While allowing the case to move forward, Smith admitted that some of the allegations against Medtronic appeared “benign” and may not constitute fraud.

“The sense I got from reading the decision is that the court really struggled in the way they came down on this,” Laura Angelini, a partner in Hinckley Allen’s Government Enforcement & White Collar Defense practice group in Boston, told Bloomberg Law. “A whistleblower’s claims can survive if they add significant detail, even if that additional detail appears to be benign and ultimately may not prove to be actionable.”

Still, Angelini thought the court sent a message that it has concerns with the underlying merits of the case, a sentiment that was echoed by Teplitzky and Chenery. Brian Markovitz, a principal attorney at Joseph, Greenwald & Laake in Greenbelt, Md., who represents whistleblowers in false claims cases, told Bloomberg Law that the judge seemed to signal that he may still grant summary judgment later in the case.

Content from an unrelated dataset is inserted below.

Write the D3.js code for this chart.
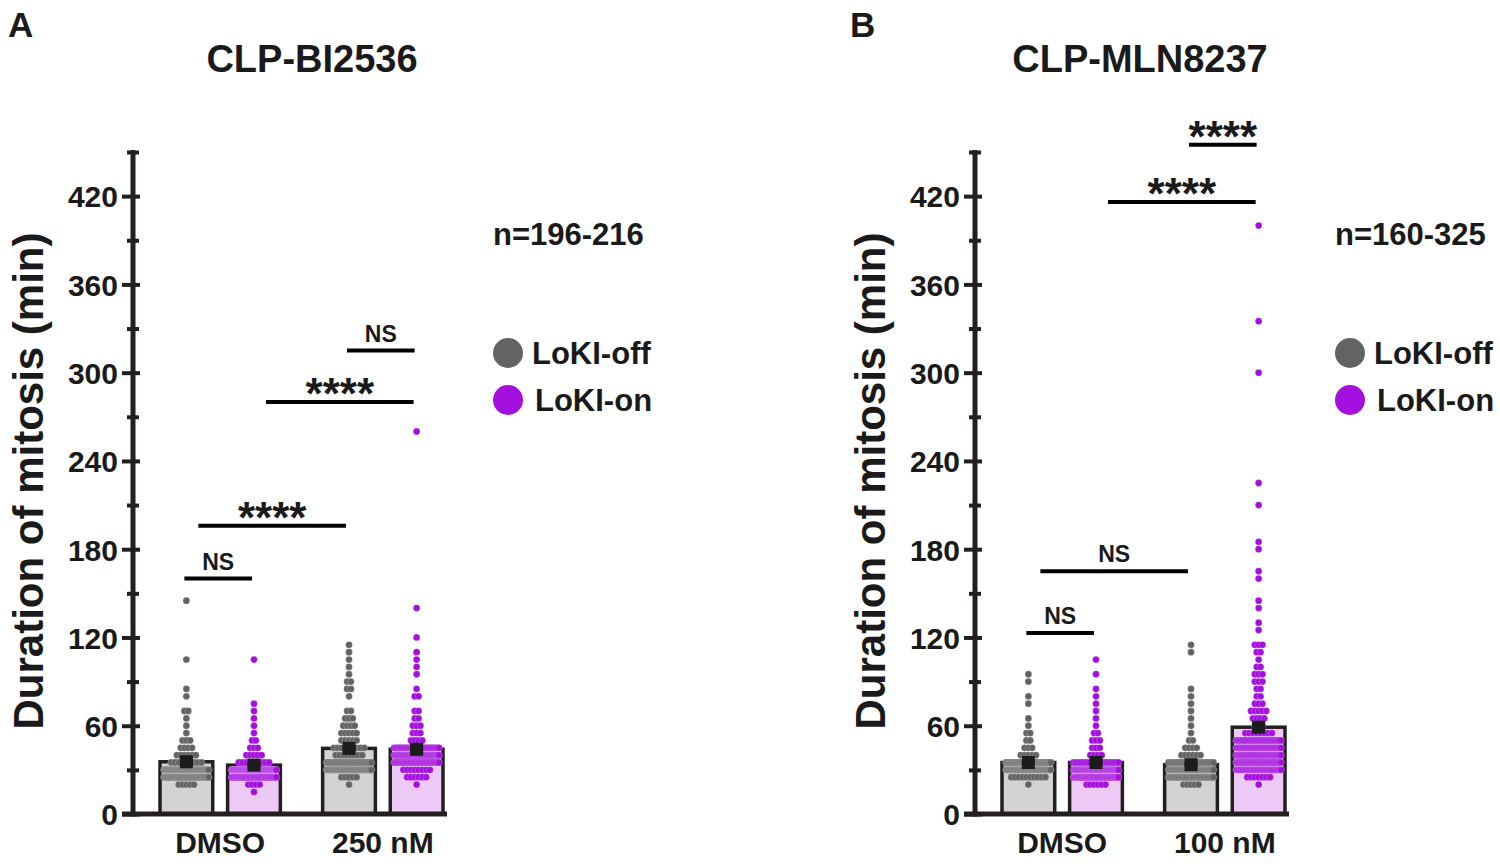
<!DOCTYPE html>
<html>
<head>
  <meta charset="utf-8">
  <title>Duration of mitosis</title>
  <script src="https://d3js.org/d3.v7.min.js"></script>
  <style>
    body { margin: 0; background: #fff; }
    svg text { font-family: "Liberation Sans", Arial, sans-serif; font-weight: bold; fill: #1a1a1a; }
  </style>
</head>
<body>
  <svg id="chart"></svg>
  <script>
    // categories
    const groupsA = ["DMSO", "250 nM"];
    const groupsB = ["DMSO", "100 nM"];
    const conditions = ["LoKI-off", "LoKI-on"];

    // y ticks
    const yTickLabels = [0, 60, 120, 180, 240, 300, 360, 420];
    const yMinorTicks = [30, 90, 150, 210, 270, 330, 390, 450];

    // dot rows: [minutes, number of cells]
    const aDmsoOff = [[20,5],[25,60],[30,70],[35,9],[40,6],[45,4],[50,3],[55,1],[60,1],[65,1],[70,2],[80,1],[85,1],[105,1],[145,1]];
    const aDmsoOn  = [[15,1],[20,4],[25,50],[30,90],[35,9],[40,5],[45,3],[50,2],[55,1],[60,1],[65,1],[70,1],[75,1],[105,1]];
    const a250Off  = [[20,1],[25,5],[30,60],[35,40],[40,8],[45,9],[50,5],[55,5],[60,4],[65,3],[70,2],[80,1],[85,2],[90,2],[95,1],[100,1],[105,1],[110,1],[115,1]];
    const a250On   = [[20,1],[25,6],[30,8],[35,40],[40,50],[45,30],[50,4],[55,3],[60,3],[65,2],[70,2],[80,2],[85,1],[95,1],[100,1],[105,1],[110,1],[120,1],[140,1],[260,1]];

    const bDmsoOff = [[20,1],[25,10],[30,60],[35,50],[40,5],[45,3],[50,2],[55,2],[60,1],[65,1],[75,1],[80,1],[90,1],[95,1]];
    const bDmsoOn  = [[20,6],[25,50],[30,60],[35,20],[40,4],[45,3],[50,3],[55,2],[60,1],[65,1],[70,1],[75,1],[80,1],[85,1],[95,1],[105,1]];
    const b100Off  = [[20,5],[25,40],[30,50],[35,30],[40,6],[45,4],[50,2],[55,1],[60,1],[65,1],[70,1],[75,1],[80,1],[85,1],[110,1],[115,1]];
    const b100On   = [[20,1],[25,7],[30,40],[35,40],[40,40],[45,35],[50,30],[55,8],[60,3],[65,4],[70,5],[75,3],[80,2],[85,2],[90,3],[95,3],[100,2],[105,1],[110,2],[115,3],[125,1],[130,1],[140,1],[145,1],[160,1],[165,1],[180,1],[185,1],[210,1],[225,1],[300,1],[335,1],[400,1]];

    // bar heights (mean) and SEM
    const meansA = [35.5, 33.2, 44.6, 44.0];
    const semsA  = [1.3, 1.0, 1.6, 1.8];
    const meansB = [35.0, 35.0, 33.5, 59.0];
    const semsB  = [1.0, 1.0, 1.0, 2.2];

    // significance brackets: bar index from, to, height (min), label
    const bracketsA = [[0, 1, 160, "NS"], [0, 2, 196, "****"], [1, 3, 280, "****"], [2, 3, 315, "NS"]];
    const bracketsB = [[0, 1, 123, "NS"], [0, 2, 165, "NS"], [1, 3, 416, "****"], [2, 3, 455, "****"]];

    const ink = "#231f20";
    const barFill = ["#d3d3d3", "#edcaf6"];
    const dotFill = ["#636363", "#a30fdc"];

    const svg = d3.select("#chart").attr("width", 1500).attr("height", 868);

    const y = d3.scaleLinear().domain([0, 450]).range([814, 152]);

    function drawPanel(p) {
      const g = svg.append("g").attr("transform", `translate(${p.left},0)`);

      const x0 = d3.scaleBand().domain(p.groups).range([27, 310]).paddingInner(0.26);
      const x1 = d3.scaleBand().domain(conditions).range([0, x0.bandwidth()]).paddingInner(0.22);
      const bw = x1.bandwidth();

      const bars = [];
      p.groups.forEach((grp, gi) => conditions.forEach((c, ci) => {
        const i = gi * 2 + ci;
        bars.push({ x: x0(grp) + x1(c), cx: x0(grp) + x1(c) + bw / 2, gi: gi, ci: ci,
                    mean: p.means[i], sem: p.sems[i], bins: p.bins[i] });
      }));

      // bars
      g.selectAll(".bar").data(bars).enter().append("rect")
        .attr("class", "bar")
        .attr("x", d => d.x)
        .attr("width", bw)
        .attr("y", d => y(d.mean))
        .attr("height", d => y(0) - y(d.mean))
        .attr("fill", d => barFill[d.ci])
        .attr("stroke", ink)
        .attr("stroke-width", 3.5);

      // dots, one row per value
      bars.forEach(b => {
        const pts = [];
        b.bins.forEach(([v, n]) => {
          const s = n > 1 ? Math.min(3.8, 45 / (n - 1)) : 0;
          for (let k = 0; k < n; k++) pts.push({ x: b.cx + (k - (n - 1) / 2) * s, v: v });
        });
        g.append("g").selectAll("circle").data(pts).enter().append("circle")
          .attr("cx", d => d.x)
          .attr("cy", d => y(d.v))
          .attr("r", 3.4)
          .attr("fill", dotFill[b.ci])
          .attr("stroke", "rgba(255,255,255,0.4)")
          .attr("stroke-width", 0.5);
      });

      // mean +/- SEM
      const m = g.selectAll(".mean").data(bars).enter().append("g").attr("class", "mean");
      m.append("rect")
        .attr("x", d => d.cx - 6.5).attr("width", 13)
        .attr("y", d => y(d.mean + d.sem) - 1).attr("height", d => y(d.mean - d.sem) - y(d.mean + d.sem) + 2)
        .attr("fill", "#1c1c1c");
      m.append("rect")
        .attr("x", d => d.cx - 6.5).attr("width", 13)
        .attr("y", d => y(d.mean) - 6.5).attr("height", 13)
        .attr("fill", "#1c1c1c");

      // y axis
      const yAxis = g.append("g")
        .call(d3.axisLeft(y).tickValues(yTickLabels).tickSize(11).tickPadding(4));
      yAxis.select(".domain").remove();
      yAxis.selectAll(".tick line").attr("x1", 7).attr("stroke", ink).attr("stroke-width", 4);
      yAxis.selectAll(".tick text").style("font-size", "30px").attr("dy", "0.36em");

      const yMinor = g.append("g")
        .call(d3.axisLeft(y).tickValues(yMinorTicks).tickSize(6).tickFormat(""));
      yMinor.select(".domain").remove();
      yMinor.selectAll(".tick line").attr("x1", 6).attr("stroke", ink).attr("stroke-width", 4);

      g.append("line").attr("x1", 0).attr("x2", 0).attr("y1", y(0) + 2.5).attr("y2", y(450) - 2)
        .attr("stroke", ink).attr("stroke-width", 5);

      // x axis
      const xAxis = g.append("g").attr("transform", `translate(0,${y(0)})`)
        .call(d3.axisBottom(x0).tickSize(0).tickPadding(18));
      xAxis.select(".domain").remove();
      xAxis.selectAll(".tick text").style("font-size", "30px");
      g.append("line").attr("x1", -11).attr("x2", 314).attr("y1", y(0)).attr("y2", y(0))
        .attr("stroke", ink).attr("stroke-width", 5);

      // significance
      p.brackets.forEach(([a, b, v, t]) => {
        const cross = bars[a].gi !== bars[b].gi;
        const xa = bars[a].cx + (cross ? 12 : -2), xb = bars[b].cx + (cross ? -3 : -2);
        g.append("line").attr("x1", xa).attr("x2", xb).attr("y1", y(v)).attr("y2", y(v))
          .attr("stroke", "#000").attr("stroke-width", 4);
        const star = t !== "NS";
        g.append("text")
          .attr("x", (xa + xb) / 2)
          .attr("y", y(v) + (star ? 7 : -9))
          .attr("text-anchor", "middle")
          .style("font-size", star ? "44px" : "23px")
          .text(t);
      });

      // axis title
      g.append("text")
        .attr("transform", "rotate(-90)")
        .attr("x", -481).attr("y", -90)
        .attr("text-anchor", "middle")
        .style("font-size", "42px")
        .text("Duration of mitosis (min)");

      // panel letter and title
      g.append("text").attr("x", -125).attr("y", 37).style("font-size", "35px").text(p.letter);
      g.append("text").attr("x", p.titleX).attr("y", 72).attr("text-anchor", "middle")
        .style("font-size", "38px").text(p.title);

      // n and legend
      g.append("text").attr("x", 360).attr("y", 245).style("font-size", "31px").text(p.nLabel);
      conditions.forEach((c, ci) => {
        const ly = 353 + ci * 47;
        g.append("circle").attr("cx", 375).attr("cy", ly).attr("r", 15).attr("fill", dotFill[ci]);
        g.append("text").attr("x", 399 + ci * 3).attr("y", ly + 11).style("font-size", "31px").text(c);
      });
    }

    drawPanel({ left: 133, letter: "A", title: "CLP-BI2536", titleX: 179, groups: groupsA,
                bins: [aDmsoOff, aDmsoOn, a250Off, a250On], means: meansA, sems: semsA,
                brackets: bracketsA, nLabel: "n=196-216" });
    drawPanel({ left: 975, letter: "B", title: "CLP-MLN8237", titleX: 165, groups: groupsB,
                bins: [bDmsoOff, bDmsoOn, b100Off, b100On], means: meansB, sems: semsB,
                brackets: bracketsB, nLabel: "n=160-325" });
  </script>
</body>
</html>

But Markovitz thought the court made the right decision on this summary judgment motion. Forney “was able to show she was an original source because she got policies, dates, and names,” Markovitz said, noting that if she is bringing 2,000 pages of documents, then she can add to what is known. “When you’ve got a fact-intensive inquiry, that shouldn’t go to summary judgment.”

Moving Forward

The decision could have implications for both whistleblowers and defendants in false claims cases.

“Whistleblowers will have to be creative to show they’re bringing something new, different, and meaningful that builds on what might have been in the public realm until then,” Teplitzky told Bloomberg Law. He said the decision creates an obligation on both sides with defendants having to show the new information is not meaningful.

“I don’t know if this court’s decision would change strategy in connection with pursuing a motion to dismiss or summary judgment with respect to public disclosure,” Breen told Bloomberg Law.

Markovitz said the decision is “definitely a win” for relators because the court is saying that a defendant facing broad allegations can’t just use the public disclosure bar to get additional allegations by new relators dismissed. “If the court follows this, cases are going to move forward,” Markovitz said. “That means a lot more money being returned for the taxpayers.”